## Exercise
Set down the material below word for word, excluding the pictures.

## Data section

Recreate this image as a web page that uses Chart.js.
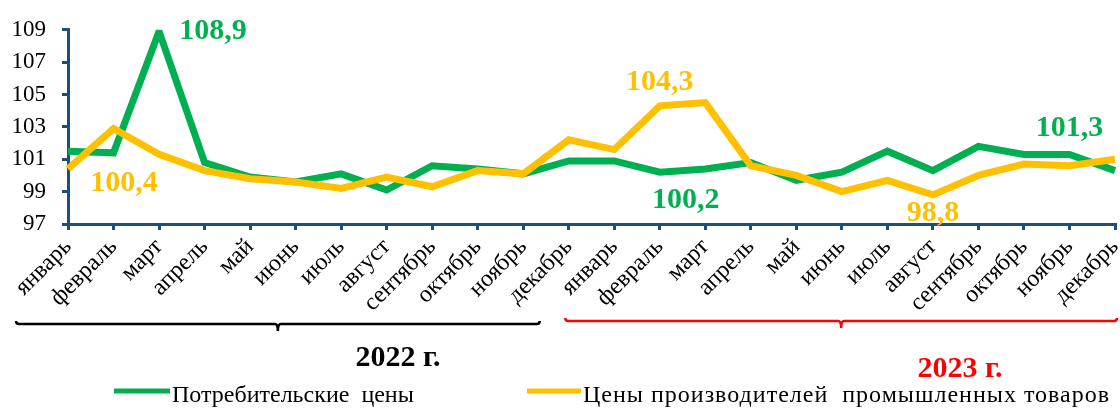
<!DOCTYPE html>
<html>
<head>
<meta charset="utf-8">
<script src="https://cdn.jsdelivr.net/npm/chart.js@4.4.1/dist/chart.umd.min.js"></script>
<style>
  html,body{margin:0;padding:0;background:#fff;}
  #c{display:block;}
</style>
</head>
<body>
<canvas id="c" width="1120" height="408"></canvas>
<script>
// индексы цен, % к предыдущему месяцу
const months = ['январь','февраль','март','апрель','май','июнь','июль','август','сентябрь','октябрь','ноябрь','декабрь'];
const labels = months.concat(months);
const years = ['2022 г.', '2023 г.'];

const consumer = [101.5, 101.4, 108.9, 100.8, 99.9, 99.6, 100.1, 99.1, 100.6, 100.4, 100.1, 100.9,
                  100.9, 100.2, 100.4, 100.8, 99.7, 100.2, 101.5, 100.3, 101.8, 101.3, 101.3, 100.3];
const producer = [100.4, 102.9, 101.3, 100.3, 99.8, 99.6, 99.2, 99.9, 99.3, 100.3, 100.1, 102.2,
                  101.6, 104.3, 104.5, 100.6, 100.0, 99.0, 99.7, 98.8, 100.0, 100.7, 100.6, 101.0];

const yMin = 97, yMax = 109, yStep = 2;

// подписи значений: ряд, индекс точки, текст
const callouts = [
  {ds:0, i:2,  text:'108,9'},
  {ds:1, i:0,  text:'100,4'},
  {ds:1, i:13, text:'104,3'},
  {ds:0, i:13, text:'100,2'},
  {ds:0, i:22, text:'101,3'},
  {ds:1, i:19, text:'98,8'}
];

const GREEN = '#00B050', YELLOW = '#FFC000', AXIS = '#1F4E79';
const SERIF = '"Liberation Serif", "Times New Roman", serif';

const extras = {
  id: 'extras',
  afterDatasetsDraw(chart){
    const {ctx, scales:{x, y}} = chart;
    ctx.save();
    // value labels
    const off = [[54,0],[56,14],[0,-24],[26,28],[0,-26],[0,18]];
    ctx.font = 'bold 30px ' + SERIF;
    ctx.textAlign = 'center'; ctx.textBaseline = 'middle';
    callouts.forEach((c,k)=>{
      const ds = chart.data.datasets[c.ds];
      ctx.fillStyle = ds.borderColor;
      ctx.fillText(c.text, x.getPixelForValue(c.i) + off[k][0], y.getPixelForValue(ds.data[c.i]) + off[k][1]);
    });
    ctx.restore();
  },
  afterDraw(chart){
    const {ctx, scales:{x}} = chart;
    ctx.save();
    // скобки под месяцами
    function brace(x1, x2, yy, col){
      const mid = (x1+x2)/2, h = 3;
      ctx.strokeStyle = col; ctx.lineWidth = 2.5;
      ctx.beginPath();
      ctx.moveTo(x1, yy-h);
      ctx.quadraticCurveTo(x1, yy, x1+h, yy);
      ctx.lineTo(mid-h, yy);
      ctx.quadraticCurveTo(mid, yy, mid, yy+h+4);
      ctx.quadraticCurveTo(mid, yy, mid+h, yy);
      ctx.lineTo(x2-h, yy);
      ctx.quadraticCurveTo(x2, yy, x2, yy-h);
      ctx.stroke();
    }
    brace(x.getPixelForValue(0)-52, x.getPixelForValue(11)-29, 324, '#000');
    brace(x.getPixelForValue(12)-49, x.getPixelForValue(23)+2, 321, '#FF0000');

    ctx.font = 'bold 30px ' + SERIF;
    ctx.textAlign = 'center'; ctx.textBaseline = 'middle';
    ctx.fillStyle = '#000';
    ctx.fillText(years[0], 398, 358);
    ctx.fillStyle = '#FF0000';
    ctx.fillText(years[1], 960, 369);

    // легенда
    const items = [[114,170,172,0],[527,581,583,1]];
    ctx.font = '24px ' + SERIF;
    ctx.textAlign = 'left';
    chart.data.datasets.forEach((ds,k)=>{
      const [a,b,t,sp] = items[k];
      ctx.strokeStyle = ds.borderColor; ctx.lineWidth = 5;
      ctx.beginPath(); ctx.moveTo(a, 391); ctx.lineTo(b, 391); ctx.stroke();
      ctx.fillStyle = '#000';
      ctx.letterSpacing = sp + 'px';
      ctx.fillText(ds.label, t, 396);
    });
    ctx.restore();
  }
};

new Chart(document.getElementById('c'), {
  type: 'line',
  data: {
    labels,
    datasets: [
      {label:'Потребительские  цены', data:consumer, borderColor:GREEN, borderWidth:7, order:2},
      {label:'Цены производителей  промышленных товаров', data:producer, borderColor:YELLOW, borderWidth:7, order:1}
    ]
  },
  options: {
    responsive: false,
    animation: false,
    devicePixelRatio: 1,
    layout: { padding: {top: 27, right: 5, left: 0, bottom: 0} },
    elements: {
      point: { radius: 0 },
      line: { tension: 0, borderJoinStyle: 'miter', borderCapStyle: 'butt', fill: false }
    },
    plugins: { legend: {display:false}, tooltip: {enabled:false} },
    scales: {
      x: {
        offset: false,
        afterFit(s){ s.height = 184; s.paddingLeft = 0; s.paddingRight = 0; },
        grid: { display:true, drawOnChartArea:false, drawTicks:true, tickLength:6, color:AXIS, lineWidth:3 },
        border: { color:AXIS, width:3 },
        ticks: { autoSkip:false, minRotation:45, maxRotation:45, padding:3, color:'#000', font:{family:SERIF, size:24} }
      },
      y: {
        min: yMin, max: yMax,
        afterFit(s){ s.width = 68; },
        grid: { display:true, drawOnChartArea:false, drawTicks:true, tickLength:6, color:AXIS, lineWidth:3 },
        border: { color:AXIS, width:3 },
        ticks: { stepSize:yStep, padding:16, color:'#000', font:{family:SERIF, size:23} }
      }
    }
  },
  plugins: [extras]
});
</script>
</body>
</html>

## Full output
Recreate this image as a web page that uses Chart.js.
<!DOCTYPE html>
<html>
<head>
<meta charset="utf-8">
<script src="https://cdn.jsdelivr.net/npm/chart.js@4.4.1/dist/chart.umd.min.js"></script>
<style>
  html,body{margin:0;padding:0;background:#fff;}
  #c{display:block;}
</style>
</head>
<body>
<canvas id="c" width="1120" height="408"></canvas>
<script>
// индексы цен, % к предыдущему месяцу
const months = ['январь','февраль','март','апрель','май','июнь','июль','август','сентябрь','октябрь','ноябрь','декабрь'];
const labels = months.concat(months);
const years = ['2022 г.', '2023 г.'];

const consumer = [101.5, 101.4, 108.9, 100.8, 99.9, 99.6, 100.1, 99.1, 100.6, 100.4, 100.1, 100.9,
                  100.9, 100.2, 100.4, 100.8, 99.7, 100.2, 101.5, 100.3, 101.8, 101.3, 101.3, 100.3];
const producer = [100.4, 102.9, 101.3, 100.3, 99.8, 99.6, 99.2, 99.9, 99.3, 100.3, 100.1, 102.2,
                  101.6, 104.3, 104.5, 100.6, 100.0, 99.0, 99.7, 98.8, 100.0, 100.7, 100.6, 101.0];

const yMin = 97, yMax = 109, yStep = 2;

// подписи значений: ряд, индекс точки, текст
const callouts = [
  {ds:0, i:2,  text:'108,9'},
  {ds:1, i:0,  text:'100,4'},
  {ds:1, i:13, text:'104,3'},
  {ds:0, i:13, text:'100,2'},
  {ds:0, i:22, text:'101,3'},
  {ds:1, i:19, text:'98,8'}
];

const GREEN = '#00B050', YELLOW = '#FFC000', AXIS = '#1F4E79';
const SERIF = '"Liberation Serif", "Times New Roman", serif';

const extras = {
  id: 'extras',
  afterDatasetsDraw(chart){
    const {ctx, scales:{x, y}} = chart;
    ctx.save();
    // value labels
    const off = [[54,0],[56,14],[0,-24],[26,28],[0,-26],[0,18]];
    ctx.font = 'bold 30px ' + SERIF;
    ctx.textAlign = 'center'; ctx.textBaseline = 'middle';
    callouts.forEach((c,k)=>{
      const ds = chart.data.datasets[c.ds];
      ctx.fillStyle = ds.borderColor;
      ctx.fillText(c.text, x.getPixelForValue(c.i) + off[k][0], y.getPixelForValue(ds.data[c.i]) + off[k][1]);
    });
    ctx.restore();
  },
  afterDraw(chart){
    const {ctx, scales:{x}} = chart;
    ctx.save();
    // скобки под месяцами
    function brace(x1, x2, yy, col){
      const mid = (x1+x2)/2, h = 3;
      ctx.strokeStyle = col; ctx.lineWidth = 2.5;
      ctx.beginPath();
      ctx.moveTo(x1, yy-h);
      ctx.quadraticCurveTo(x1, yy, x1+h, yy);
      ctx.lineTo(mid-h, yy);
      ctx.quadraticCurveTo(mid, yy, mid, yy+h+4);
      ctx.quadraticCurveTo(mid, yy, mid+h, yy);
      ctx.lineTo(x2-h, yy);
      ctx.quadraticCurveTo(x2, yy, x2, yy-h);
      ctx.stroke();
    }
    brace(x.getPixelForValue(0)-52, x.getPixelForValue(11)-29, 324, '#000');
    brace(x.getPixelForValue(12)-49, x.getPixelForValue(23)+2, 321, '#FF0000');

    ctx.font = 'bold 30px ' + SERIF;
    ctx.textAlign = 'center'; ctx.textBaseline = 'middle';
    ctx.fillStyle = '#000';
    ctx.fillText(years[0], 398, 358);
    ctx.fillStyle = '#FF0000';
    ctx.fillText(years[1], 960, 369);

    // легенда
    const items = [[114,170,172,0],[527,581,583,1]];
    ctx.font = '24px ' + SERIF;
    ctx.textAlign = 'left';
    chart.data.datasets.forEach((ds,k)=>{
      const [a,b,t,sp] = items[k];
      ctx.strokeStyle = ds.borderColor; ctx.lineWidth = 5;
      ctx.beginPath(); ctx.moveTo(a, 391); ctx.lineTo(b, 391); ctx.stroke();
      ctx.fillStyle = '#000';
      ctx.letterSpacing = sp + 'px';
      ctx.fillText(ds.label, t, 396);
    });
    ctx.restore();
  }
};

new Chart(document.getElementById('c'), {
  type: 'line',
  data: {
    labels,
    datasets: [
      {label:'Потребительские  цены', data:consumer, borderColor:GREEN, borderWidth:7, order:2},
      {label:'Цены производителей  промышленных товаров', data:producer, borderColor:YELLOW, borderWidth:7, order:1}
    ]
  },
  options: {
    responsive: false,
    animation: false,
    devicePixelRatio: 1,
    layout: { padding: {top: 27, right: 5, left: 0, bottom: 0} },
    elements: {
      point: { radius: 0 },
      line: { tension: 0, borderJoinStyle: 'miter', borderCapStyle: 'butt', fill: false }
    },
    plugins: { legend: {display:false}, tooltip: {enabled:false} },
    scales: {
      x: {
        offset: false,
        afterFit(s){ s.height = 184; s.paddingLeft = 0; s.paddingRight = 0; },
        grid: { display:true, drawOnChartArea:false, drawTicks:true, tickLength:6, color:AXIS, lineWidth:3 },
        border: { color:AXIS, width:3 },
        ticks: { autoSkip:false, minRotation:45, maxRotation:45, padding:3, color:'#000', font:{family:SERIF, size:24} }
      },
      y: {
        min: yMin, max: yMax,
        afterFit(s){ s.width = 68; },
        grid: { display:true, drawOnChartArea:false, drawTicks:true, tickLength:6, color:AXIS, lineWidth:3 },
        border: { color:AXIS, width:3 },
        ticks: { stepSize:yStep, padding:16, color:'#000', font:{family:SERIF, size:23} }
      }
    }
  },
  plugins: [extras]
});
</script>
</body>
</html>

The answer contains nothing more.